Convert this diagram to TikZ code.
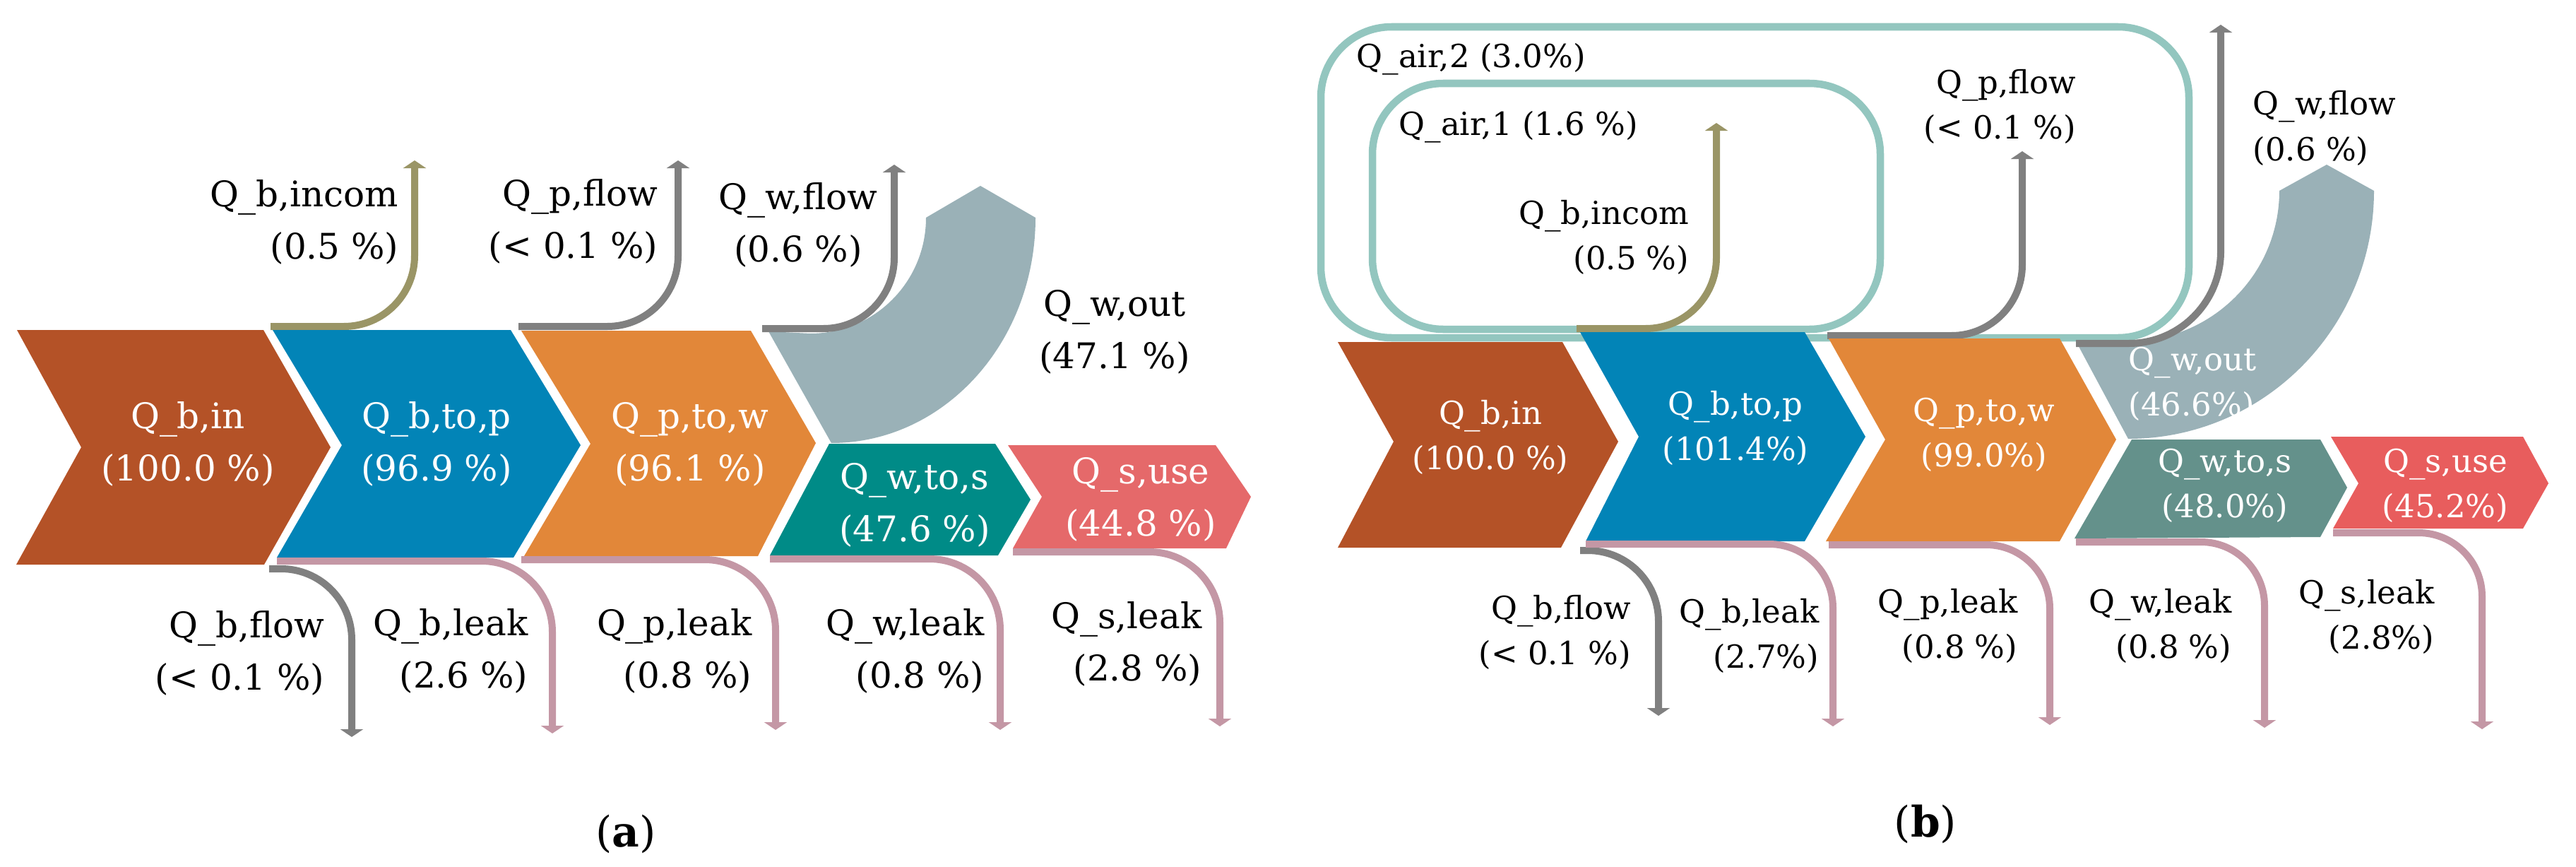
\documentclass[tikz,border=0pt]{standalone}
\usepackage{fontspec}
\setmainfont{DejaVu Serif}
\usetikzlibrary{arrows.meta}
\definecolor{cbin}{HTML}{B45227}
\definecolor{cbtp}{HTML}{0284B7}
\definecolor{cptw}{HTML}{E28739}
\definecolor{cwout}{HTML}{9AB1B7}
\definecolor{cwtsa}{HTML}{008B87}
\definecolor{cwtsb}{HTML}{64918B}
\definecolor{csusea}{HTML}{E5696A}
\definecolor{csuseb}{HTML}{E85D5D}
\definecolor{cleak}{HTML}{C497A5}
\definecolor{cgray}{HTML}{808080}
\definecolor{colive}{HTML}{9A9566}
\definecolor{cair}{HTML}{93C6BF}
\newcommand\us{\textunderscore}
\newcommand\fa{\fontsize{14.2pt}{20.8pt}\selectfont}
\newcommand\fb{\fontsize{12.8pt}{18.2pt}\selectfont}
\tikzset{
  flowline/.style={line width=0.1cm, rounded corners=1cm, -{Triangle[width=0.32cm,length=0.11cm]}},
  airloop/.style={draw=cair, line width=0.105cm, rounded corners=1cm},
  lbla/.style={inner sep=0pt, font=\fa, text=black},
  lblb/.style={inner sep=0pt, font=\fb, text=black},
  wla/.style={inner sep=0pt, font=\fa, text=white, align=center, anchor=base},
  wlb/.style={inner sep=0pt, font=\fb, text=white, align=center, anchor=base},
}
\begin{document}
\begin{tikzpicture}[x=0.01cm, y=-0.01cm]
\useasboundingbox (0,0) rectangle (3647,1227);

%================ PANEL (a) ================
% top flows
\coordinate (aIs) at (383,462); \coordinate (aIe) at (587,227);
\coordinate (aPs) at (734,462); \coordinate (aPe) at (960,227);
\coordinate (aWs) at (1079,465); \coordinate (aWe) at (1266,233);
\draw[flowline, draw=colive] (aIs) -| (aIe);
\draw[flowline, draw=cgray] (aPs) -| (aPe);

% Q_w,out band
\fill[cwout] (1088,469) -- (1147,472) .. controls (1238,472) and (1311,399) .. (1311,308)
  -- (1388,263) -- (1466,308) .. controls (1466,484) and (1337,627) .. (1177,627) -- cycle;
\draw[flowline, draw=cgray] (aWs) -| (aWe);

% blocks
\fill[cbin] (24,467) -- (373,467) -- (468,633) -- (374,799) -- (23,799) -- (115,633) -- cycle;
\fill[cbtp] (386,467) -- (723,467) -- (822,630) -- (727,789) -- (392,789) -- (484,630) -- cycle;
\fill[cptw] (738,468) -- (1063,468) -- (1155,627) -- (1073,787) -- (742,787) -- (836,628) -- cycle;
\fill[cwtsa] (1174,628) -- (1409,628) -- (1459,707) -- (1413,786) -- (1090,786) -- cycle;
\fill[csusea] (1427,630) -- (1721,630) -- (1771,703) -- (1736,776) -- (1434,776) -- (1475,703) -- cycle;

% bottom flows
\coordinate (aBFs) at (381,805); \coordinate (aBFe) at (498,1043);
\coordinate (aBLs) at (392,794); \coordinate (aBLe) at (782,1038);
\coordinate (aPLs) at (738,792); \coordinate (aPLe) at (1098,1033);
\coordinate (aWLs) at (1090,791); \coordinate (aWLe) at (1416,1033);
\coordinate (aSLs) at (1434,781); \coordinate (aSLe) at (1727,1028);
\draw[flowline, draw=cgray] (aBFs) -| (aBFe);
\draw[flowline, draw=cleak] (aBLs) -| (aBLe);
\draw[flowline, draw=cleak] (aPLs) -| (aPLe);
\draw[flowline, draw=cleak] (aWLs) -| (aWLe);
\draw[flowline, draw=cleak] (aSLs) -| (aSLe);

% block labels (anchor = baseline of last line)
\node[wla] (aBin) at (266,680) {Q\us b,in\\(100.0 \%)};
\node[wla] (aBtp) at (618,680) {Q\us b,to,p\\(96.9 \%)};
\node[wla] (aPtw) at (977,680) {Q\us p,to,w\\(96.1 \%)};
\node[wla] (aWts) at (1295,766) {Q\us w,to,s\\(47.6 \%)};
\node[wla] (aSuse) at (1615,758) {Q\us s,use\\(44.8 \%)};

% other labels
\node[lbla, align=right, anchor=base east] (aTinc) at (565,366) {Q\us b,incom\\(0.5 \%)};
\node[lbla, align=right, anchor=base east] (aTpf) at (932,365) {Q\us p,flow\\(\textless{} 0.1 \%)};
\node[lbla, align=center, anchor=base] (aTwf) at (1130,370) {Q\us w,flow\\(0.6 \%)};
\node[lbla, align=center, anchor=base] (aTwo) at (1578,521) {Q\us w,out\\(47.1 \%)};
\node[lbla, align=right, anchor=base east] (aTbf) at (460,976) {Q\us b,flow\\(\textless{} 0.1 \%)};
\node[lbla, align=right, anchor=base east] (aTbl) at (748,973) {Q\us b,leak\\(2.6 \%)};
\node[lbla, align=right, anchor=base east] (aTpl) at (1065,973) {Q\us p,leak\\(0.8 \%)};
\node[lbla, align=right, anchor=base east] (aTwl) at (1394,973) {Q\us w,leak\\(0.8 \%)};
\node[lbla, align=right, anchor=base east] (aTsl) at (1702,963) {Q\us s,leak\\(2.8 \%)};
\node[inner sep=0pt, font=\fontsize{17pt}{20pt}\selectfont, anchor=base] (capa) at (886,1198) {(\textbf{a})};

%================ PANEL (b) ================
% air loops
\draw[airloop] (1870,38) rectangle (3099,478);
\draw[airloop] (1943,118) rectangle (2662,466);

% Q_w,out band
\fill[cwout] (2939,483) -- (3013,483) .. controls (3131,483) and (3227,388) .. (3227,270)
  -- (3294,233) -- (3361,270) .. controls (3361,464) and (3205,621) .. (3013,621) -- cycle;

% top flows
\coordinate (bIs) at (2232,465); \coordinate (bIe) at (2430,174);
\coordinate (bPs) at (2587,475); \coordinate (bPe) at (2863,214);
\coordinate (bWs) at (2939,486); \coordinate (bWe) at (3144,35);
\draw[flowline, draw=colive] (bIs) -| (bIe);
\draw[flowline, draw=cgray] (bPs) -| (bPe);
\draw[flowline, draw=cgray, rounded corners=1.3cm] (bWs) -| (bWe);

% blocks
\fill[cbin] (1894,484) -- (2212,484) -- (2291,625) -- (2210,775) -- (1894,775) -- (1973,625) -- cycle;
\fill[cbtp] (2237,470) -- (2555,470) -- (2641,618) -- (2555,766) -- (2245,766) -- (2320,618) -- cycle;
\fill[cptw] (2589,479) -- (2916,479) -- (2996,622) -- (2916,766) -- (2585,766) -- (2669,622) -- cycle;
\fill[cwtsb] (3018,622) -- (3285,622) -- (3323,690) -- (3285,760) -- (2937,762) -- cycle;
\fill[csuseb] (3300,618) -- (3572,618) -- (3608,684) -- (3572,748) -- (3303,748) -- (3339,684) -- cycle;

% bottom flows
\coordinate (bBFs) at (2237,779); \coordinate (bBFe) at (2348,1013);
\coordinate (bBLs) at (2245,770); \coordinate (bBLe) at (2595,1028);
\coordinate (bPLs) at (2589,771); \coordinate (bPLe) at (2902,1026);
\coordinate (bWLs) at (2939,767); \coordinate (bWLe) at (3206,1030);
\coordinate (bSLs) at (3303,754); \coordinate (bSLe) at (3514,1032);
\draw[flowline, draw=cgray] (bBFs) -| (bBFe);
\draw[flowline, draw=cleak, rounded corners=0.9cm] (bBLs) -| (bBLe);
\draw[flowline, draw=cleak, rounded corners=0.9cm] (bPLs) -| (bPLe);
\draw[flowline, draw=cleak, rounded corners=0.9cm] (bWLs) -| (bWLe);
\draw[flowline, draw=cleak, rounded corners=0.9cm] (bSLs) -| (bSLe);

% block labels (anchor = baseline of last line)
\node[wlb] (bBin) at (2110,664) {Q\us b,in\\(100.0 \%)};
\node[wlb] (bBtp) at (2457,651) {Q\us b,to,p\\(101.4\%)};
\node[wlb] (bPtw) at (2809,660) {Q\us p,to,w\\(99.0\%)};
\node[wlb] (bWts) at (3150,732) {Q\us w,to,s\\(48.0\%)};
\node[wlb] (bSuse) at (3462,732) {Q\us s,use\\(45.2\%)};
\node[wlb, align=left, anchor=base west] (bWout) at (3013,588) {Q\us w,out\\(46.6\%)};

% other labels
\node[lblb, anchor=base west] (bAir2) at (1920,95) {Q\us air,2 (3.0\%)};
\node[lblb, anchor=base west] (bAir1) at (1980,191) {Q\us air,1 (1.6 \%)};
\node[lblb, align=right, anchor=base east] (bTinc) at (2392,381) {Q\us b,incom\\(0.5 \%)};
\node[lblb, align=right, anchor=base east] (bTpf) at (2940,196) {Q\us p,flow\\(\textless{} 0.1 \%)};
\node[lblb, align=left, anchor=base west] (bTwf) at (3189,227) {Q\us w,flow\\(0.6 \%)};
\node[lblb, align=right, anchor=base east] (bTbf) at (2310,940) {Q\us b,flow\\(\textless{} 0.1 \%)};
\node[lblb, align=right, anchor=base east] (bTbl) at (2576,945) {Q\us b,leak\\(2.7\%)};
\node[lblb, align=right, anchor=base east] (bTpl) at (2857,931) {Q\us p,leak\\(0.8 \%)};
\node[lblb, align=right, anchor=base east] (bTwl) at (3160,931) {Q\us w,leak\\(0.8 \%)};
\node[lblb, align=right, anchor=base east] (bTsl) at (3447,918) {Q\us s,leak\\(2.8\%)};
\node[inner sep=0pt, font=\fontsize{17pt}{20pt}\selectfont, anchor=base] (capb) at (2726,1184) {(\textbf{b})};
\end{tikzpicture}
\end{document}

(What is being asked) Write out an exact copy of the listing, first line through the line containing "(aWs) -| (aWe);", with the pictures left out.

(Solution for this exercise)
Convert this diagram to TikZ code.
\documentclass[tikz,border=0pt]{standalone}
\usepackage{fontspec}
\setmainfont{DejaVu Serif}
\usetikzlibrary{arrows.meta}
\definecolor{cbin}{HTML}{B45227}
\definecolor{cbtp}{HTML}{0284B7}
\definecolor{cptw}{HTML}{E28739}
\definecolor{cwout}{HTML}{9AB1B7}
\definecolor{cwtsa}{HTML}{008B87}
\definecolor{cwtsb}{HTML}{64918B}
\definecolor{csusea}{HTML}{E5696A}
\definecolor{csuseb}{HTML}{E85D5D}
\definecolor{cleak}{HTML}{C497A5}
\definecolor{cgray}{HTML}{808080}
\definecolor{colive}{HTML}{9A9566}
\definecolor{cair}{HTML}{93C6BF}
\newcommand\us{\textunderscore}
\newcommand\fa{\fontsize{14.2pt}{20.8pt}\selectfont}
\newcommand\fb{\fontsize{12.8pt}{18.2pt}\selectfont}
\tikzset{
  flowline/.style={line width=0.1cm, rounded corners=1cm, -{Triangle[width=0.32cm,length=0.11cm]}},
  airloop/.style={draw=cair, line width=0.105cm, rounded corners=1cm},
  lbla/.style={inner sep=0pt, font=\fa, text=black},
  lblb/.style={inner sep=0pt, font=\fb, text=black},
  wla/.style={inner sep=0pt, font=\fa, text=white, align=center, anchor=base},
  wlb/.style={inner sep=0pt, font=\fb, text=white, align=center, anchor=base},
}
\begin{document}
\begin{tikzpicture}[x=0.01cm, y=-0.01cm]
\useasboundingbox (0,0) rectangle (3647,1227);

%================ PANEL (a) ================
% top flows
\coordinate (aIs) at (383,462); \coordinate (aIe) at (587,227);
\coordinate (aPs) at (734,462); \coordinate (aPe) at (960,227);
\coordinate (aWs) at (1079,465); \coordinate (aWe) at (1266,233);
\draw[flowline, draw=colive] (aIs) -| (aIe);
\draw[flowline, draw=cgray] (aPs) -| (aPe);

% Q_w,out band
\fill[cwout] (1088,469) -- (1147,472) .. controls (1238,472) and (1311,399) .. (1311,308)
  -- (1388,263) -- (1466,308) .. controls (1466,484) and (1337,627) .. (1177,627) -- cycle;
\draw[flowline, draw=cgray] (aWs) -| (aWe);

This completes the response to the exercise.